*** Available data

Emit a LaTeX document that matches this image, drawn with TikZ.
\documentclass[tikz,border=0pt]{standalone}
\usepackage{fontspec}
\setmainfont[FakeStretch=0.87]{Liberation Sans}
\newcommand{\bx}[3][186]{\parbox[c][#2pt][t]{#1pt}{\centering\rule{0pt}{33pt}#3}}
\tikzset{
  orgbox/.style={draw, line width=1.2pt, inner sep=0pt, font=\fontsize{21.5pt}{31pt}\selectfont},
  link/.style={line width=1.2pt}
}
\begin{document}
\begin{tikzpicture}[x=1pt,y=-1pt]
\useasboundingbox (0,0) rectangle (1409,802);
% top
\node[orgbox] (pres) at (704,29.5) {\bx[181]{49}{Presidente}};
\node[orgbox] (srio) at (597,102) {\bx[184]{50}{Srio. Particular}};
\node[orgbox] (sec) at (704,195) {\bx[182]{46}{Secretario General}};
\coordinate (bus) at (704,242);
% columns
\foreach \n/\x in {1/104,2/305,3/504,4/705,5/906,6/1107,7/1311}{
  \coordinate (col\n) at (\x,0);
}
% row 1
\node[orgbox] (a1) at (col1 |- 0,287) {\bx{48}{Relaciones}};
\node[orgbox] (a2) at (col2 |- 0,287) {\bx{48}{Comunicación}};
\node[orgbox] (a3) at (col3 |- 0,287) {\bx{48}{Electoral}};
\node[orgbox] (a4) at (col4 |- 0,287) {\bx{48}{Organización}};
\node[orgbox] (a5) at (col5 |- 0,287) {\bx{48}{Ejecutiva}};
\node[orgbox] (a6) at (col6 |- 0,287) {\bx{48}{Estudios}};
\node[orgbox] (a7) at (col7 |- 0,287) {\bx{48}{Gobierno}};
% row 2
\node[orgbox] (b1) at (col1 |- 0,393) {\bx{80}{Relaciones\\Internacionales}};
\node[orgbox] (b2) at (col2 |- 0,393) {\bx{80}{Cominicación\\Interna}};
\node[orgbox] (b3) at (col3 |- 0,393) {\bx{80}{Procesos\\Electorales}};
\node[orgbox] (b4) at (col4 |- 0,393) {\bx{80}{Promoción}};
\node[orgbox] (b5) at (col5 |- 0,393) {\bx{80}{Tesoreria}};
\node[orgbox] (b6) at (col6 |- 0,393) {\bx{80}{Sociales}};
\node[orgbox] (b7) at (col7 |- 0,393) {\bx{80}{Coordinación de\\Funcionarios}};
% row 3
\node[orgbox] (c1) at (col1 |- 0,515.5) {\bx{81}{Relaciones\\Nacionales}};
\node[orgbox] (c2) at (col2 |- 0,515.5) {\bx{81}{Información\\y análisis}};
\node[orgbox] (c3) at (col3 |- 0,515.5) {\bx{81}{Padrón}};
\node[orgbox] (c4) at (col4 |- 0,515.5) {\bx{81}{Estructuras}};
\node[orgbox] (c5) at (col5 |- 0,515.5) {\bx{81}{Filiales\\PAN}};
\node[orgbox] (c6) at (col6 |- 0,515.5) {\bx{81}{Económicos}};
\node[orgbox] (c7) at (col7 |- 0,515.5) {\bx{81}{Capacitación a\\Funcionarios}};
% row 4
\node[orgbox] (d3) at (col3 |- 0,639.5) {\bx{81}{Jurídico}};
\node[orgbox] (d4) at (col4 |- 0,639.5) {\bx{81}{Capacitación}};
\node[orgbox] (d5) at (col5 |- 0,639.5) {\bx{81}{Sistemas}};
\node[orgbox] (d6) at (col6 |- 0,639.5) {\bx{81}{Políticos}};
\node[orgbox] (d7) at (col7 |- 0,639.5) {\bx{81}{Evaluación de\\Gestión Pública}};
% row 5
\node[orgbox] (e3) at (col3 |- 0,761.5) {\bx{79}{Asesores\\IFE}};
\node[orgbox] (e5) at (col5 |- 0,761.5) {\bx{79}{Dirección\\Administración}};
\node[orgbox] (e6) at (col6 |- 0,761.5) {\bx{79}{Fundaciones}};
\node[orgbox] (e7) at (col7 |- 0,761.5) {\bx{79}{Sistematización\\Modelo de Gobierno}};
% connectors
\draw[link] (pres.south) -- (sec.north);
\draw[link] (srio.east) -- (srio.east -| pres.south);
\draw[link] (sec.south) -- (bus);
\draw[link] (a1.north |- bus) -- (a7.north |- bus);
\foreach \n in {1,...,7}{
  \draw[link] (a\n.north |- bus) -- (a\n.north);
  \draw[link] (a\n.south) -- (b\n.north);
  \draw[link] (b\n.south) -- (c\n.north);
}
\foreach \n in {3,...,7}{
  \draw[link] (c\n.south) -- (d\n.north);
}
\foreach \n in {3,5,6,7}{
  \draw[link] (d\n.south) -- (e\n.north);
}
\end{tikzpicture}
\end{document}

******

Repeat the listing exactly, from its first line to its last.

Emit a LaTeX document that matches this image, drawn with TikZ.
\documentclass[tikz,border=0pt]{standalone}
\usepackage{fontspec}
\setmainfont[FakeStretch=0.87]{Liberation Sans}
\newcommand{\bx}[3][186]{\parbox[c][#2pt][t]{#1pt}{\centering\rule{0pt}{33pt}#3}}
\tikzset{
  orgbox/.style={draw, line width=1.2pt, inner sep=0pt, font=\fontsize{21.5pt}{31pt}\selectfont},
  link/.style={line width=1.2pt}
}
\begin{document}
\begin{tikzpicture}[x=1pt,y=-1pt]
\useasboundingbox (0,0) rectangle (1409,802);
% top
\node[orgbox] (pres) at (704,29.5) {\bx[181]{49}{Presidente}};
\node[orgbox] (srio) at (597,102) {\bx[184]{50}{Srio. Particular}};
\node[orgbox] (sec) at (704,195) {\bx[182]{46}{Secretario General}};
\coordinate (bus) at (704,242);
% columns
\foreach \n/\x in {1/104,2/305,3/504,4/705,5/906,6/1107,7/1311}{
  \coordinate (col\n) at (\x,0);
}
% row 1
\node[orgbox] (a1) at (col1 |- 0,287) {\bx{48}{Relaciones}};
\node[orgbox] (a2) at (col2 |- 0,287) {\bx{48}{Comunicación}};
\node[orgbox] (a3) at (col3 |- 0,287) {\bx{48}{Electoral}};
\node[orgbox] (a4) at (col4 |- 0,287) {\bx{48}{Organización}};
\node[orgbox] (a5) at (col5 |- 0,287) {\bx{48}{Ejecutiva}};
\node[orgbox] (a6) at (col6 |- 0,287) {\bx{48}{Estudios}};
\node[orgbox] (a7) at (col7 |- 0,287) {\bx{48}{Gobierno}};
% row 2
\node[orgbox] (b1) at (col1 |- 0,393) {\bx{80}{Relaciones\\Internacionales}};
\node[orgbox] (b2) at (col2 |- 0,393) {\bx{80}{Cominicación\\Interna}};
\node[orgbox] (b3) at (col3 |- 0,393) {\bx{80}{Procesos\\Electorales}};
\node[orgbox] (b4) at (col4 |- 0,393) {\bx{80}{Promoción}};
\node[orgbox] (b5) at (col5 |- 0,393) {\bx{80}{Tesoreria}};
\node[orgbox] (b6) at (col6 |- 0,393) {\bx{80}{Sociales}};
\node[orgbox] (b7) at (col7 |- 0,393) {\bx{80}{Coordinación de\\Funcionarios}};
% row 3
\node[orgbox] (c1) at (col1 |- 0,515.5) {\bx{81}{Relaciones\\Nacionales}};
\node[orgbox] (c2) at (col2 |- 0,515.5) {\bx{81}{Información\\y análisis}};
\node[orgbox] (c3) at (col3 |- 0,515.5) {\bx{81}{Padrón}};
\node[orgbox] (c4) at (col4 |- 0,515.5) {\bx{81}{Estructuras}};
\node[orgbox] (c5) at (col5 |- 0,515.5) {\bx{81}{Filiales\\PAN}};
\node[orgbox] (c6) at (col6 |- 0,515.5) {\bx{81}{Económicos}};
\node[orgbox] (c7) at (col7 |- 0,515.5) {\bx{81}{Capacitación a\\Funcionarios}};
% row 4
\node[orgbox] (d3) at (col3 |- 0,639.5) {\bx{81}{Jurídico}};
\node[orgbox] (d4) at (col4 |- 0,639.5) {\bx{81}{Capacitación}};
\node[orgbox] (d5) at (col5 |- 0,639.5) {\bx{81}{Sistemas}};
\node[orgbox] (d6) at (col6 |- 0,639.5) {\bx{81}{Políticos}};
\node[orgbox] (d7) at (col7 |- 0,639.5) {\bx{81}{Evaluación de\\Gestión Pública}};
% row 5
\node[orgbox] (e3) at (col3 |- 0,761.5) {\bx{79}{Asesores\\IFE}};
\node[orgbox] (e5) at (col5 |- 0,761.5) {\bx{79}{Dirección\\Administración}};
\node[orgbox] (e6) at (col6 |- 0,761.5) {\bx{79}{Fundaciones}};
\node[orgbox] (e7) at (col7 |- 0,761.5) {\bx{79}{Sistematización\\Modelo de Gobierno}};
% connectors
\draw[link] (pres.south) -- (sec.north);
\draw[link] (srio.east) -- (srio.east -| pres.south);
\draw[link] (sec.south) -- (bus);
\draw[link] (a1.north |- bus) -- (a7.north |- bus);
\foreach \n in {1,...,7}{
  \draw[link] (a\n.north |- bus) -- (a\n.north);
  \draw[link] (a\n.south) -- (b\n.north);
  \draw[link] (b\n.south) -- (c\n.north);
}
\foreach \n in {3,...,7}{
  \draw[link] (c\n.south) -- (d\n.north);
}
\foreach \n in {3,5,6,7}{
  \draw[link] (d\n.south) -- (e\n.north);
}
\end{tikzpicture}
\end{document}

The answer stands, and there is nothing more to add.